Omit all pictures, then retype the data exactly as given.

* Start RECORDED DATA *

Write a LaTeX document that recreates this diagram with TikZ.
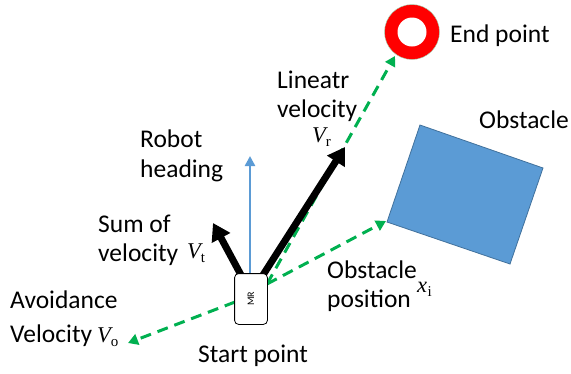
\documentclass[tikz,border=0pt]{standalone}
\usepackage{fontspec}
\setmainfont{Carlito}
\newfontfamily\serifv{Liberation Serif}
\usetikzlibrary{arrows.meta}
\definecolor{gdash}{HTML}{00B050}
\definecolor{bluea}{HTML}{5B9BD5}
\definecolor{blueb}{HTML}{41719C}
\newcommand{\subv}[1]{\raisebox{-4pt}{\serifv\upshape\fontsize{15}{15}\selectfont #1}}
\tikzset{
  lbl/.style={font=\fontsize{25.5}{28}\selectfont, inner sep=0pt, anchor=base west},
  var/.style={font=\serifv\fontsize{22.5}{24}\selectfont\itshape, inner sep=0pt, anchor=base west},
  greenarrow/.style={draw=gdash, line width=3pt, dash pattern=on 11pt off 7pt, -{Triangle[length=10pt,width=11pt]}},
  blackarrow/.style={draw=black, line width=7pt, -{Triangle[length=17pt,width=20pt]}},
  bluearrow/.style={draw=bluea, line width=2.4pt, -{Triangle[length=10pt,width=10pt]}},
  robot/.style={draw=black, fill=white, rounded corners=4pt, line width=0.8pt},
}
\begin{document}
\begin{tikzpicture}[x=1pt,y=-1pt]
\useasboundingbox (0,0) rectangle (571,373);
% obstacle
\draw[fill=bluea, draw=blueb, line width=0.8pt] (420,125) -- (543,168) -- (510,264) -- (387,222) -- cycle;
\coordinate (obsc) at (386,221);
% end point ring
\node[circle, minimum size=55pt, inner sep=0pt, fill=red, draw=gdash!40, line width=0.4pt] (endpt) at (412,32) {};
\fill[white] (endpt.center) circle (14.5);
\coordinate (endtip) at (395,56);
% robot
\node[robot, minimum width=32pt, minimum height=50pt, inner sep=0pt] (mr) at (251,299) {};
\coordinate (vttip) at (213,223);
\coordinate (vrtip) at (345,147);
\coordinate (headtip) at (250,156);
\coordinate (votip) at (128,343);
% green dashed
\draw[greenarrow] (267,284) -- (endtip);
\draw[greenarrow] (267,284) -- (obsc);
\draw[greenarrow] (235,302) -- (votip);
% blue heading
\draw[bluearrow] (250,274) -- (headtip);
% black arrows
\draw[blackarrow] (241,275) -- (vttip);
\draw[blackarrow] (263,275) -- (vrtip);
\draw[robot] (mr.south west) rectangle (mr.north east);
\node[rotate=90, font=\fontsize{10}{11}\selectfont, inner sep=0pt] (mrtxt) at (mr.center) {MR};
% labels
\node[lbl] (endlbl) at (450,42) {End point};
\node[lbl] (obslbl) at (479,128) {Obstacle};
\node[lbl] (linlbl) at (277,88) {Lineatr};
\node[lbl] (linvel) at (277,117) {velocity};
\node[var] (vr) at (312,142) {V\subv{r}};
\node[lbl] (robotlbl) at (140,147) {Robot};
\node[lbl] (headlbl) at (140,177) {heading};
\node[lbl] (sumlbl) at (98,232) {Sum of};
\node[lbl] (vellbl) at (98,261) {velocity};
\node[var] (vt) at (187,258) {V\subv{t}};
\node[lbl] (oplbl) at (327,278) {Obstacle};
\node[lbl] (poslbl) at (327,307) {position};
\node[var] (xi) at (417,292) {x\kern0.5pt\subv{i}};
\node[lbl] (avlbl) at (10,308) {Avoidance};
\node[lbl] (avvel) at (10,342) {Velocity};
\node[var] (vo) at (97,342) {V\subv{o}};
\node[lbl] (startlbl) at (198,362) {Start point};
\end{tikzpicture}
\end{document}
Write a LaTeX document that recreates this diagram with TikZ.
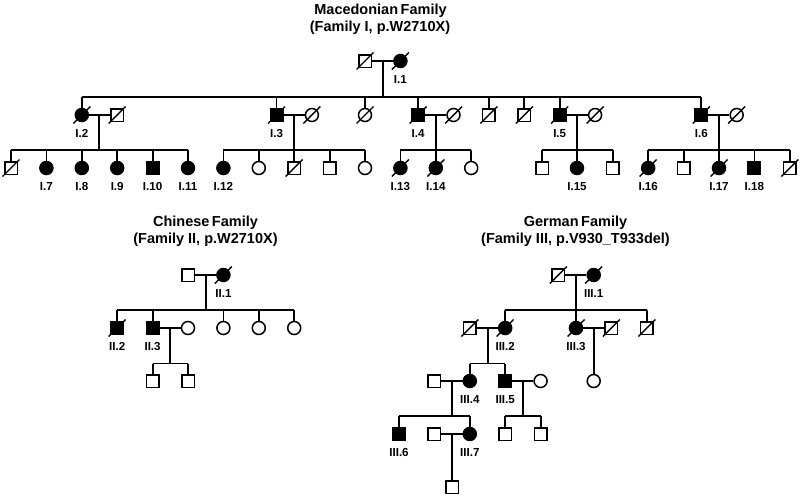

* End RECORDED DATA *

▶ [SOLUTION TO THE EXERCISE]:
Write a LaTeX document that recreates this diagram with TikZ.
\documentclass[tikz,border=0pt]{standalone}
\usepackage{fontspec}
\setmainfont{Carlito}
\newfontfamily\serifv{Liberation Serif}
\usetikzlibrary{arrows.meta}
\definecolor{gdash}{HTML}{00B050}
\definecolor{bluea}{HTML}{5B9BD5}
\definecolor{blueb}{HTML}{41719C}
\newcommand{\subv}[1]{\raisebox{-4pt}{\serifv\upshape\fontsize{15}{15}\selectfont #1}}
\tikzset{
  lbl/.style={font=\fontsize{25.5}{28}\selectfont, inner sep=0pt, anchor=base west},
  var/.style={font=\serifv\fontsize{22.5}{24}\selectfont\itshape, inner sep=0pt, anchor=base west},
  greenarrow/.style={draw=gdash, line width=3pt, dash pattern=on 11pt off 7pt, -{Triangle[length=10pt,width=11pt]}},
  blackarrow/.style={draw=black, line width=7pt, -{Triangle[length=17pt,width=20pt]}},
  bluearrow/.style={draw=bluea, line width=2.4pt, -{Triangle[length=10pt,width=10pt]}},
  robot/.style={draw=black, fill=white, rounded corners=4pt, line width=0.8pt},
}
\begin{document}
\begin{tikzpicture}[x=1pt,y=-1pt]
\useasboundingbox (0,0) rectangle (571,373);
% obstacle
\draw[fill=bluea, draw=blueb, line width=0.8pt] (420,125) -- (543,168) -- (510,264) -- (387,222) -- cycle;
\coordinate (obsc) at (386,221);
% end point ring
\node[circle, minimum size=55pt, inner sep=0pt, fill=red, draw=gdash!40, line width=0.4pt] (endpt) at (412,32) {};
\fill[white] (endpt.center) circle (14.5);
\coordinate (endtip) at (395,56);
% robot
\node[robot, minimum width=32pt, minimum height=50pt, inner sep=0pt] (mr) at (251,299) {};
\coordinate (vttip) at (213,223);
\coordinate (vrtip) at (345,147);
\coordinate (headtip) at (250,156);
\coordinate (votip) at (128,343);
% green dashed
\draw[greenarrow] (267,284) -- (endtip);
\draw[greenarrow] (267,284) -- (obsc);
\draw[greenarrow] (235,302) -- (votip);
% blue heading
\draw[bluearrow] (250,274) -- (headtip);
% black arrows
\draw[blackarrow] (241,275) -- (vttip);
\draw[blackarrow] (263,275) -- (vrtip);
\draw[robot] (mr.south west) rectangle (mr.north east);
\node[rotate=90, font=\fontsize{10}{11}\selectfont, inner sep=0pt] (mrtxt) at (mr.center) {MR};
% labels
\node[lbl] (endlbl) at (450,42) {End point};
\node[lbl] (obslbl) at (479,128) {Obstacle};
\node[lbl] (linlbl) at (277,88) {Lineatr};
\node[lbl] (linvel) at (277,117) {velocity};
\node[var] (vr) at (312,142) {V\subv{r}};
\node[lbl] (robotlbl) at (140,147) {Robot};
\node[lbl] (headlbl) at (140,177) {heading};
\node[lbl] (sumlbl) at (98,232) {Sum of};
\node[lbl] (vellbl) at (98,261) {velocity};
\node[var] (vt) at (187,258) {V\subv{t}};
\node[lbl] (oplbl) at (327,278) {Obstacle};
\node[lbl] (poslbl) at (327,307) {position};
\node[var] (xi) at (417,292) {x\kern0.5pt\subv{i}};
\node[lbl] (avlbl) at (10,308) {Avoidance};
\node[lbl] (avvel) at (10,342) {Velocity};
\node[var] (vo) at (97,342) {V\subv{o}};
\node[lbl] (startlbl) at (198,362) {Start point};
\end{tikzpicture}
\end{document}
Write a LaTeX document that recreates this diagram with TikZ.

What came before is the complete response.